## TASK PROMPT
All of the data below should be written out exactly.

## DATA BLOCK
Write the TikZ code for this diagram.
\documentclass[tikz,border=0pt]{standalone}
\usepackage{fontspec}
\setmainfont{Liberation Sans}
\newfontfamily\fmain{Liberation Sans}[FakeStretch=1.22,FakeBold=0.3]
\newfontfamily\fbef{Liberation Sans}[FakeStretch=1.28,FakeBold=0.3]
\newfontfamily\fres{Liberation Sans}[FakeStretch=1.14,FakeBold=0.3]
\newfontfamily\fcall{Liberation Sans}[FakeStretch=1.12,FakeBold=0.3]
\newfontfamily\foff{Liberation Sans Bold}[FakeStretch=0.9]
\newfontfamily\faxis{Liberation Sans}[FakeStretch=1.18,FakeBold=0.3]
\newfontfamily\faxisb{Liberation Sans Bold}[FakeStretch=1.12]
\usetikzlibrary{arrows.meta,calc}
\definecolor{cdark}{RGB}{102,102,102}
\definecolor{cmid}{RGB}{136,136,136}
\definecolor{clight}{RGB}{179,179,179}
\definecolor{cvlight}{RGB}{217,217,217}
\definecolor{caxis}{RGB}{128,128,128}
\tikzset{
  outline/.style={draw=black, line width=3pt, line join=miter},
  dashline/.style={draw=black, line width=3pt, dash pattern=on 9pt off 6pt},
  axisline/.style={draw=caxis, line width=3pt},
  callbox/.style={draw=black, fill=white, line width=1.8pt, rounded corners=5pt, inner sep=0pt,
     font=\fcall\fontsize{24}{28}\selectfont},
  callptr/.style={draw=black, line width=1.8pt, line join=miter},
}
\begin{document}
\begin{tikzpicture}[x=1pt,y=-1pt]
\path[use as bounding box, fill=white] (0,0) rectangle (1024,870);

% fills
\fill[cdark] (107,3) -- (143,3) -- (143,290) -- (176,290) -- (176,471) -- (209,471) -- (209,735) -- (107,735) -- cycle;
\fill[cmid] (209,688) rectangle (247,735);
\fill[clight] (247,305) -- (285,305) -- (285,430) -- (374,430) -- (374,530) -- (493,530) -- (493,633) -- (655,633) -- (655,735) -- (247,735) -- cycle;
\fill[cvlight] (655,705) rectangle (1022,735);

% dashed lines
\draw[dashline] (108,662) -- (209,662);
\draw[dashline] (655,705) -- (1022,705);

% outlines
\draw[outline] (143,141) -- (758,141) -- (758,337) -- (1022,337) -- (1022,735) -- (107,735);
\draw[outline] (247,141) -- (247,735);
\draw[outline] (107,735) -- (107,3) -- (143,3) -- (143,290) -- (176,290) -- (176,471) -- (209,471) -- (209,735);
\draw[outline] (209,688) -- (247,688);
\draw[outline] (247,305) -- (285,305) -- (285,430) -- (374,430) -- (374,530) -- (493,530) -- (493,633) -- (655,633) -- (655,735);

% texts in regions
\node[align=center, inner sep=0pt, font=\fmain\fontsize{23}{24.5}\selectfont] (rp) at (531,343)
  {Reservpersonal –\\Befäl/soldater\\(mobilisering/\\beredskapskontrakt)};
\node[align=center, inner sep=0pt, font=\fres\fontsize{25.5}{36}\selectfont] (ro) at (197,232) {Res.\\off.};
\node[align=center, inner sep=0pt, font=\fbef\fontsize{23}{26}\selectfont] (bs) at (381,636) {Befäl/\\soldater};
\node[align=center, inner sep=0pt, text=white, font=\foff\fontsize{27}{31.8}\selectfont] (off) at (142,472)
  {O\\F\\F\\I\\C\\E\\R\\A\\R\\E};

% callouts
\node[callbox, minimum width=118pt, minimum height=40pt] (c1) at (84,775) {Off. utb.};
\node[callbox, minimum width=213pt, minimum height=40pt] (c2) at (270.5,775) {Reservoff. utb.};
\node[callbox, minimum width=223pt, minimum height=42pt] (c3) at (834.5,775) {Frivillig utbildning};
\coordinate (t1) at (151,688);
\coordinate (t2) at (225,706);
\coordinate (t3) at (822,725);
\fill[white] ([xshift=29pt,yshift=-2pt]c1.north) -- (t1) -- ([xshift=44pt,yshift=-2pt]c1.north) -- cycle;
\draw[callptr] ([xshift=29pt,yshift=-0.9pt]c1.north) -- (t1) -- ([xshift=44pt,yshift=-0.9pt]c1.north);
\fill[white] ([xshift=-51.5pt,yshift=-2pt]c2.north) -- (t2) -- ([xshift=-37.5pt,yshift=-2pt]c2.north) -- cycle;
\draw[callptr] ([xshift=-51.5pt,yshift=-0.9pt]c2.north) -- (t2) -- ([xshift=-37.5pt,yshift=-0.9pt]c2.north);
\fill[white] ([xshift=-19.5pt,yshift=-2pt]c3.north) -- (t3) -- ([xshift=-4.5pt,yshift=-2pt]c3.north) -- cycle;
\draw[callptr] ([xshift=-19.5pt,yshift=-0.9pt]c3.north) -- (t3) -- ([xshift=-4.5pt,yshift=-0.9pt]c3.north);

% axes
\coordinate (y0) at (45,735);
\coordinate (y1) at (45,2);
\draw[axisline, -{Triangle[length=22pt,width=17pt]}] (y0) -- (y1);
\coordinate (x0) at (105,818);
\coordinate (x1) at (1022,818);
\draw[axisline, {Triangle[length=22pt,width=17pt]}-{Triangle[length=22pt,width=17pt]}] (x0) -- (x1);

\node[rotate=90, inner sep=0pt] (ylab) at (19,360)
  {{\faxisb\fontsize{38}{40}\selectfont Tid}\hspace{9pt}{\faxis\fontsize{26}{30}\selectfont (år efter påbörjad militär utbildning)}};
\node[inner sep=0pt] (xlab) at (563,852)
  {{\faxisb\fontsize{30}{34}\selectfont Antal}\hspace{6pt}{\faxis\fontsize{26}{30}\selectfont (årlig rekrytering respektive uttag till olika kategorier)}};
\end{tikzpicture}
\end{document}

## WRITTEN RESPONSE
Write the TikZ code for this diagram.
\documentclass[tikz,border=0pt]{standalone}
\usepackage{fontspec}
\setmainfont{Liberation Sans}
\newfontfamily\fmain{Liberation Sans}[FakeStretch=1.22,FakeBold=0.3]
\newfontfamily\fbef{Liberation Sans}[FakeStretch=1.28,FakeBold=0.3]
\newfontfamily\fres{Liberation Sans}[FakeStretch=1.14,FakeBold=0.3]
\newfontfamily\fcall{Liberation Sans}[FakeStretch=1.12,FakeBold=0.3]
\newfontfamily\foff{Liberation Sans Bold}[FakeStretch=0.9]
\newfontfamily\faxis{Liberation Sans}[FakeStretch=1.18,FakeBold=0.3]
\newfontfamily\faxisb{Liberation Sans Bold}[FakeStretch=1.12]
\usetikzlibrary{arrows.meta,calc}
\definecolor{cdark}{RGB}{102,102,102}
\definecolor{cmid}{RGB}{136,136,136}
\definecolor{clight}{RGB}{179,179,179}
\definecolor{cvlight}{RGB}{217,217,217}
\definecolor{caxis}{RGB}{128,128,128}
\tikzset{
  outline/.style={draw=black, line width=3pt, line join=miter},
  dashline/.style={draw=black, line width=3pt, dash pattern=on 9pt off 6pt},
  axisline/.style={draw=caxis, line width=3pt},
  callbox/.style={draw=black, fill=white, line width=1.8pt, rounded corners=5pt, inner sep=0pt,
     font=\fcall\fontsize{24}{28}\selectfont},
  callptr/.style={draw=black, line width=1.8pt, line join=miter},
}
\begin{document}
\begin{tikzpicture}[x=1pt,y=-1pt]
\path[use as bounding box, fill=white] (0,0) rectangle (1024,870);

% fills
\fill[cdark] (107,3) -- (143,3) -- (143,290) -- (176,290) -- (176,471) -- (209,471) -- (209,735) -- (107,735) -- cycle;
\fill[cmid] (209,688) rectangle (247,735);
\fill[clight] (247,305) -- (285,305) -- (285,430) -- (374,430) -- (374,530) -- (493,530) -- (493,633) -- (655,633) -- (655,735) -- (247,735) -- cycle;
\fill[cvlight] (655,705) rectangle (1022,735);

% dashed lines
\draw[dashline] (108,662) -- (209,662);
\draw[dashline] (655,705) -- (1022,705);

% outlines
\draw[outline] (143,141) -- (758,141) -- (758,337) -- (1022,337) -- (1022,735) -- (107,735);
\draw[outline] (247,141) -- (247,735);
\draw[outline] (107,735) -- (107,3) -- (143,3) -- (143,290) -- (176,290) -- (176,471) -- (209,471) -- (209,735);
\draw[outline] (209,688) -- (247,688);
\draw[outline] (247,305) -- (285,305) -- (285,430) -- (374,430) -- (374,530) -- (493,530) -- (493,633) -- (655,633) -- (655,735);

% texts in regions
\node[align=center, inner sep=0pt, font=\fmain\fontsize{23}{24.5}\selectfont] (rp) at (531,343)
  {Reservpersonal –\\Befäl/soldater\\(mobilisering/\\beredskapskontrakt)};
\node[align=center, inner sep=0pt, font=\fres\fontsize{25.5}{36}\selectfont] (ro) at (197,232) {Res.\\off.};
\node[align=center, inner sep=0pt, font=\fbef\fontsize{23}{26}\selectfont] (bs) at (381,636) {Befäl/\\soldater};
\node[align=center, inner sep=0pt, text=white, font=\foff\fontsize{27}{31.8}\selectfont] (off) at (142,472)
  {O\\F\\F\\I\\C\\E\\R\\A\\R\\E};

% callouts
\node[callbox, minimum width=118pt, minimum height=40pt] (c1) at (84,775) {Off. utb.};
\node[callbox, minimum width=213pt, minimum height=40pt] (c2) at (270.5,775) {Reservoff. utb.};
\node[callbox, minimum width=223pt, minimum height=42pt] (c3) at (834.5,775) {Frivillig utbildning};
\coordinate (t1) at (151,688);
\coordinate (t2) at (225,706);
\coordinate (t3) at (822,725);
\fill[white] ([xshift=29pt,yshift=-2pt]c1.north) -- (t1) -- ([xshift=44pt,yshift=-2pt]c1.north) -- cycle;
\draw[callptr] ([xshift=29pt,yshift=-0.9pt]c1.north) -- (t1) -- ([xshift=44pt,yshift=-0.9pt]c1.north);
\fill[white] ([xshift=-51.5pt,yshift=-2pt]c2.north) -- (t2) -- ([xshift=-37.5pt,yshift=-2pt]c2.north) -- cycle;
\draw[callptr] ([xshift=-51.5pt,yshift=-0.9pt]c2.north) -- (t2) -- ([xshift=-37.5pt,yshift=-0.9pt]c2.north);
\fill[white] ([xshift=-19.5pt,yshift=-2pt]c3.north) -- (t3) -- ([xshift=-4.5pt,yshift=-2pt]c3.north) -- cycle;
\draw[callptr] ([xshift=-19.5pt,yshift=-0.9pt]c3.north) -- (t3) -- ([xshift=-4.5pt,yshift=-0.9pt]c3.north);

% axes
\coordinate (y0) at (45,735);
\coordinate (y1) at (45,2);
\draw[axisline, -{Triangle[length=22pt,width=17pt]}] (y0) -- (y1);
\coordinate (x0) at (105,818);
\coordinate (x1) at (1022,818);
\draw[axisline, {Triangle[length=22pt,width=17pt]}-{Triangle[length=22pt,width=17pt]}] (x0) -- (x1);

\node[rotate=90, inner sep=0pt] (ylab) at (19,360)
  {{\faxisb\fontsize{38}{40}\selectfont Tid}\hspace{9pt}{\faxis\fontsize{26}{30}\selectfont (år efter påbörjad militär utbildning)}};
\node[inner sep=0pt] (xlab) at (563,852)
  {{\faxisb\fontsize{30}{34}\selectfont Antal}\hspace{6pt}{\faxis\fontsize{26}{30}\selectfont (årlig rekrytering respektive uttag till olika kategorier)}};
\end{tikzpicture}
\end{document}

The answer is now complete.